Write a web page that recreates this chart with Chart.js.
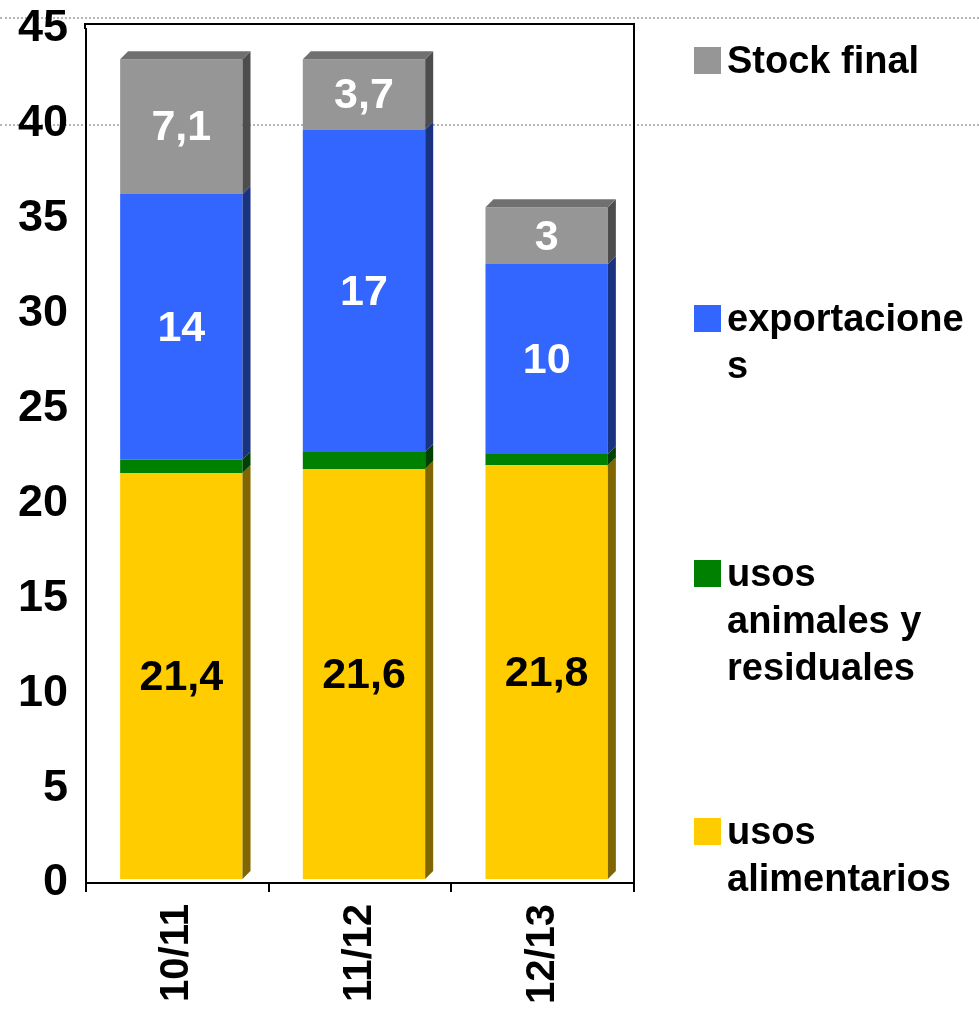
<!DOCTYPE html>
<html>
<head>
<meta charset="utf-8">
<script src="https://cdn.jsdelivr.net/npm/chart.js@4.4.0/dist/chart.umd.min.js"></script>
<style>
  body { margin: 0; background: #fff; }
  #wrap { position: relative; width: 979px; height: 1017px; overflow: hidden; font-family: 'Liberation Sans', Arial, sans-serif; }
  .dots { position: absolute; left: 0; width: 979px; height: 0; border-top: 2px dotted #b5b5b5; }
  canvas { position: absolute; left: 0; top: 0; }
  .leg { position: absolute; left: 694px; font-weight: bold; font-size: 38px; line-height: 47px; color: #000; white-space: nowrap; }
  .leg i { position: absolute; left: 0; top: 10px; width: 27px; height: 27px; }
  .leg span { display: block; margin-left: 33px; }
</style>
</head>
<body>
<div id="wrap">
  <div class="dots" style="top:17px"></div>
  <div class="dots" style="top:124px"></div>
  <canvas id="chart" width="979" height="1017"></canvas>
  <div id="legend"></div>
</div>
<script>
// data
const categories = ['10/11', '11/12', '12/13'];
const usosAlimentarios = [21.4, 21.6, 21.8];
const usosAnimales = [0.7, 0.9, 0.6];
const exportaciones = [14, 17, 10];
const stockFinal = [7.1, 3.7, 3];
const seriesNames = ['usos alimentarios', 'usos animales y residuales', 'exportaciones', 'Stock final'];
// legend text as it wraps in the original
const legendText = ['usos\nalimentarios', 'usos\nanimales y\nresiduales', 'exportacione\ns', 'Stock final'];

const FONT = "'Liberation Sans', Arial, sans-serif";
const DEPTH = 8;   // 3d side depth
const FLOOR = 4;   // front face offset from the axis
const BOX_EXTRA = 5; // plot box rises a bit above the 45 tick
const frontColors = ['#FFCC00', '#008000', '#3366FF', '#969696'];
const sideColors = ['#806600', '#004000', '#1A3380', '#4D4D4D'];
const topColor = '#707070';
const labelColors = ['#000', null, '#fff', '#fff'];
const legendTops = [808, 550, 295, 37];

// draws the side / top faces and the value labels on the bars
const bars3d = {
    id: 'bars3d',
    beforeDatasetsDraw(chart) {
        chart.ctx.save();
        chart.ctx.translate(FLOOR, -FLOOR);
    },
    afterDatasetsDraw(chart) {
        const ctx = chart.ctx;
        const last = chart.data.datasets.length - 1;
        chart.data.datasets.forEach((ds, i) => {
            chart.getDatasetMeta(i).data.forEach(bar => {
                const p = bar.getProps(['x', 'y', 'base', 'width'], true);
                const l = p.x - p.width / 2;
                const r = p.x + p.width / 2;
                ctx.fillStyle = sideColors[i];
                ctx.beginPath();
                ctx.moveTo(r, p.y);
                ctx.lineTo(r + DEPTH, p.y - DEPTH);
                ctx.lineTo(r + DEPTH, p.base - DEPTH);
                ctx.lineTo(r, p.base);
                ctx.closePath();
                ctx.fill();
                if (i === last) {
                    ctx.fillStyle = topColor;
                    ctx.beginPath();
                    ctx.moveTo(l, p.y);
                    ctx.lineTo(l + DEPTH, p.y - DEPTH);
                    ctx.lineTo(r + DEPTH, p.y - DEPTH);
                    ctx.lineTo(r, p.y);
                    ctx.closePath();
                    ctx.fill();
                }
            });
        });

        // value labels
        ctx.font = 'bold 43px ' + FONT;
        ctx.textAlign = 'center';
        ctx.textBaseline = 'middle';
        chart.data.datasets.forEach((ds, i) => {
            if (!labelColors[i]) return;
            ctx.fillStyle = labelColors[i];
            chart.getDatasetMeta(i).data.forEach((bar, j) => {
                const p = bar.getProps(['x', 'y', 'base'], true);
                const txt = String(ds.data[j]).replace('.', ',');
                ctx.fillText(txt, p.x, (p.y + p.base) / 2 + 2);
            });
        });
        ctx.restore();
    }
};

// top, right and upper-left edges of the plot box
const frame = {
    id: 'frame',
    afterDraw(chart) {
        const {ctx, chartArea: a} = chart;
        const top = a.top - BOX_EXTRA;
        ctx.save();
        ctx.strokeStyle = '#000';
        ctx.lineWidth = 2;
        ctx.beginPath();
        ctx.moveTo(a.left - 1, a.top);
        ctx.lineTo(a.left - 1, top);
        ctx.lineTo(a.right, top);
        ctx.lineTo(a.right, a.bottom);
        ctx.stroke();
        ctx.restore();
    }
};

const seriesData = [usosAlimentarios, usosAnimales, exportaciones, stockFinal];

const chart = new Chart(document.getElementById('chart'), {
    type: 'bar',
    data: {
        labels: categories,
        datasets: seriesData.map((d, i) => ({
            label: seriesNames[i],
            data: d,
            backgroundColor: frontColors[i],
            borderWidth: 0,
            categoryPercentage: 1,
            barPercentage: 0.67
        }))
    },
    options: {
        responsive: false,
        animation: false,
        layout: { padding: { top: 29, right: 345, left: 0, bottom: 0 } },
        plugins: {
            legend: { display: false },
            tooltip: { enabled: false }
        },
        scales: {
            x: {
                stacked: true,
                grid: { display: true, drawOnChartArea: false, drawTicks: true, tickLength: 9, color: '#000', lineWidth: 2, offset: true },
                border: { display: true, color: '#000', width: 2 },
                ticks: {
                    color: '#000',
                    font: { family: FONT, size: 40, weight: 'bold', lineHeight: 1 },
                    minRotation: 90,
                    maxRotation: 90,
                    padding: 12,
                    autoSkip: false
                },
                afterFit(scale) { scale.height = 134; }
            },
            y: {
                stacked: true,
                min: 0,
                max: 45,
                grid: { display: false, drawTicks: false },
                border: { display: true, color: '#000', width: 2 },
                ticks: {
                    stepSize: 5,
                    color: '#000',
                    font: { family: FONT, size: 45, weight: 'bold', lineHeight: 1 },
                    padding: 18
                },
                afterFit(scale) {
                    scale.width = 86;
                    scale.paddingTop = 0;
                    scale.paddingBottom = 0;
                }
            }
        }
    },
    plugins: [bars3d, frame]
});

// legend on the right, top entry = last series
const legend = document.getElementById('legend');
chart.data.datasets.forEach((ds, i) => {
    const item = document.createElement('div');
    item.className = 'leg';
    item.style.top = legendTops[i] + 'px';
    const sw = document.createElement('i');
    sw.style.background = ds.backgroundColor;
    const txt = document.createElement('span');
    txt.innerHTML = legendText[i].split('\n').join('<br>');
    item.appendChild(sw);
    item.appendChild(txt);
    legend.appendChild(item);
});
</script>
</body>
</html>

--*--

- **What is asked**
The data above needs to be retyped exactly, with the images left out.

- **Finished exercise**
Write a web page that recreates this chart with Chart.js.
<!DOCTYPE html>
<html>
<head>
<meta charset="utf-8">
<script src="https://cdn.jsdelivr.net/npm/chart.js@4.4.0/dist/chart.umd.min.js"></script>
<style>
  body { margin: 0; background: #fff; }
  #wrap { position: relative; width: 979px; height: 1017px; overflow: hidden; font-family: 'Liberation Sans', Arial, sans-serif; }
  .dots { position: absolute; left: 0; width: 979px; height: 0; border-top: 2px dotted #b5b5b5; }
  canvas { position: absolute; left: 0; top: 0; }
  .leg { position: absolute; left: 694px; font-weight: bold; font-size: 38px; line-height: 47px; color: #000; white-space: nowrap; }
  .leg i { position: absolute; left: 0; top: 10px; width: 27px; height: 27px; }
  .leg span { display: block; margin-left: 33px; }
</style>
</head>
<body>
<div id="wrap">
  <div class="dots" style="top:17px"></div>
  <div class="dots" style="top:124px"></div>
  <canvas id="chart" width="979" height="1017"></canvas>
  <div id="legend"></div>
</div>
<script>
// data
const categories = ['10/11', '11/12', '12/13'];
const usosAlimentarios = [21.4, 21.6, 21.8];
const usosAnimales = [0.7, 0.9, 0.6];
const exportaciones = [14, 17, 10];
const stockFinal = [7.1, 3.7, 3];
const seriesNames = ['usos alimentarios', 'usos animales y residuales', 'exportaciones', 'Stock final'];
// legend text as it wraps in the original
const legendText = ['usos\nalimentarios', 'usos\nanimales y\nresiduales', 'exportacione\ns', 'Stock final'];

const FONT = "'Liberation Sans', Arial, sans-serif";
const DEPTH = 8;   // 3d side depth
const FLOOR = 4;   // front face offset from the axis
const BOX_EXTRA = 5; // plot box rises a bit above the 45 tick
const frontColors = ['#FFCC00', '#008000', '#3366FF', '#969696'];
const sideColors = ['#806600', '#004000', '#1A3380', '#4D4D4D'];
const topColor = '#707070';
const labelColors = ['#000', null, '#fff', '#fff'];
const legendTops = [808, 550, 295, 37];

// draws the side / top faces and the value labels on the bars
const bars3d = {
    id: 'bars3d',
    beforeDatasetsDraw(chart) {
        chart.ctx.save();
        chart.ctx.translate(FLOOR, -FLOOR);
    },
    afterDatasetsDraw(chart) {
        const ctx = chart.ctx;
        const last = chart.data.datasets.length - 1;
        chart.data.datasets.forEach((ds, i) => {
            chart.getDatasetMeta(i).data.forEach(bar => {
                const p = bar.getProps(['x', 'y', 'base', 'width'], true);
                const l = p.x - p.width / 2;
                const r = p.x + p.width / 2;
                ctx.fillStyle = sideColors[i];
                ctx.beginPath();
                ctx.moveTo(r, p.y);
                ctx.lineTo(r + DEPTH, p.y - DEPTH);
                ctx.lineTo(r + DEPTH, p.base - DEPTH);
                ctx.lineTo(r, p.base);
                ctx.closePath();
                ctx.fill();
                if (i === last) {
                    ctx.fillStyle = topColor;
                    ctx.beginPath();
                    ctx.moveTo(l, p.y);
                    ctx.lineTo(l + DEPTH, p.y - DEPTH);
                    ctx.lineTo(r + DEPTH, p.y - DEPTH);
                    ctx.lineTo(r, p.y);
                    ctx.closePath();
                    ctx.fill();
                }
            });
        });

        // value labels
        ctx.font = 'bold 43px ' + FONT;
        ctx.textAlign = 'center';
        ctx.textBaseline = 'middle';
        chart.data.datasets.forEach((ds, i) => {
            if (!labelColors[i]) return;
            ctx.fillStyle = labelColors[i];
            chart.getDatasetMeta(i).data.forEach((bar, j) => {
                const p = bar.getProps(['x', 'y', 'base'], true);
                const txt = String(ds.data[j]).replace('.', ',');
                ctx.fillText(txt, p.x, (p.y + p.base) / 2 + 2);
            });
        });
        ctx.restore();
    }
};

// top, right and upper-left edges of the plot box
const frame = {
    id: 'frame',
    afterDraw(chart) {
        const {ctx, chartArea: a} = chart;
        const top = a.top - BOX_EXTRA;
        ctx.save();
        ctx.strokeStyle = '#000';
        ctx.lineWidth = 2;
        ctx.beginPath();
        ctx.moveTo(a.left - 1, a.top);
        ctx.lineTo(a.left - 1, top);
        ctx.lineTo(a.right, top);
        ctx.lineTo(a.right, a.bottom);
        ctx.stroke();
        ctx.restore();
    }
};

const seriesData = [usosAlimentarios, usosAnimales, exportaciones, stockFinal];

const chart = new Chart(document.getElementById('chart'), {
    type: 'bar',
    data: {
        labels: categories,
        datasets: seriesData.map((d, i) => ({
            label: seriesNames[i],
            data: d,
            backgroundColor: frontColors[i],
            borderWidth: 0,
            categoryPercentage: 1,
            barPercentage: 0.67
        }))
    },
    options: {
        responsive: false,
        animation: false,
        layout: { padding: { top: 29, right: 345, left: 0, bottom: 0 } },
        plugins: {
            legend: { display: false },
            tooltip: { enabled: false }
        },
        scales: {
            x: {
                stacked: true,
                grid: { display: true, drawOnChartArea: false, drawTicks: true, tickLength: 9, color: '#000', lineWidth: 2, offset: true },
                border: { display: true, color: '#000', width: 2 },
                ticks: {
                    color: '#000',
                    font: { family: FONT, size: 40, weight: 'bold', lineHeight: 1 },
                    minRotation: 90,
                    maxRotation: 90,
                    padding: 12,
                    autoSkip: false
                },
                afterFit(scale) { scale.height = 134; }
            },
            y: {
                stacked: true,
                min: 0,
                max: 45,
                grid: { display: false, drawTicks: false },
                border: { display: true, color: '#000', width: 2 },
                ticks: {
                    stepSize: 5,
                    color: '#000',
                    font: { family: FONT, size: 45, weight: 'bold', lineHeight: 1 },
                    padding: 18
                },
                afterFit(scale) {
                    scale.width = 86;
                    scale.paddingTop = 0;
                    scale.paddingBottom = 0;
                }
            }
        }
    },
    plugins: [bars3d, frame]
});

// legend on the right, top entry = last series
const legend = document.getElementById('legend');
chart.data.datasets.forEach((ds, i) => {
    const item = document.createElement('div');
    item.className = 'leg';
    item.style.top = legendTops[i] + 'px';
    const sw = document.createElement('i');
    sw.style.background = ds.backgroundColor;
    const txt = document.createElement('span');
    txt.innerHTML = legendText[i].split('\n').join('<br>');
    item.appendChild(sw);
    item.appendChild(txt);
    legend.appendChild(item);
});
</script>
</body>
</html>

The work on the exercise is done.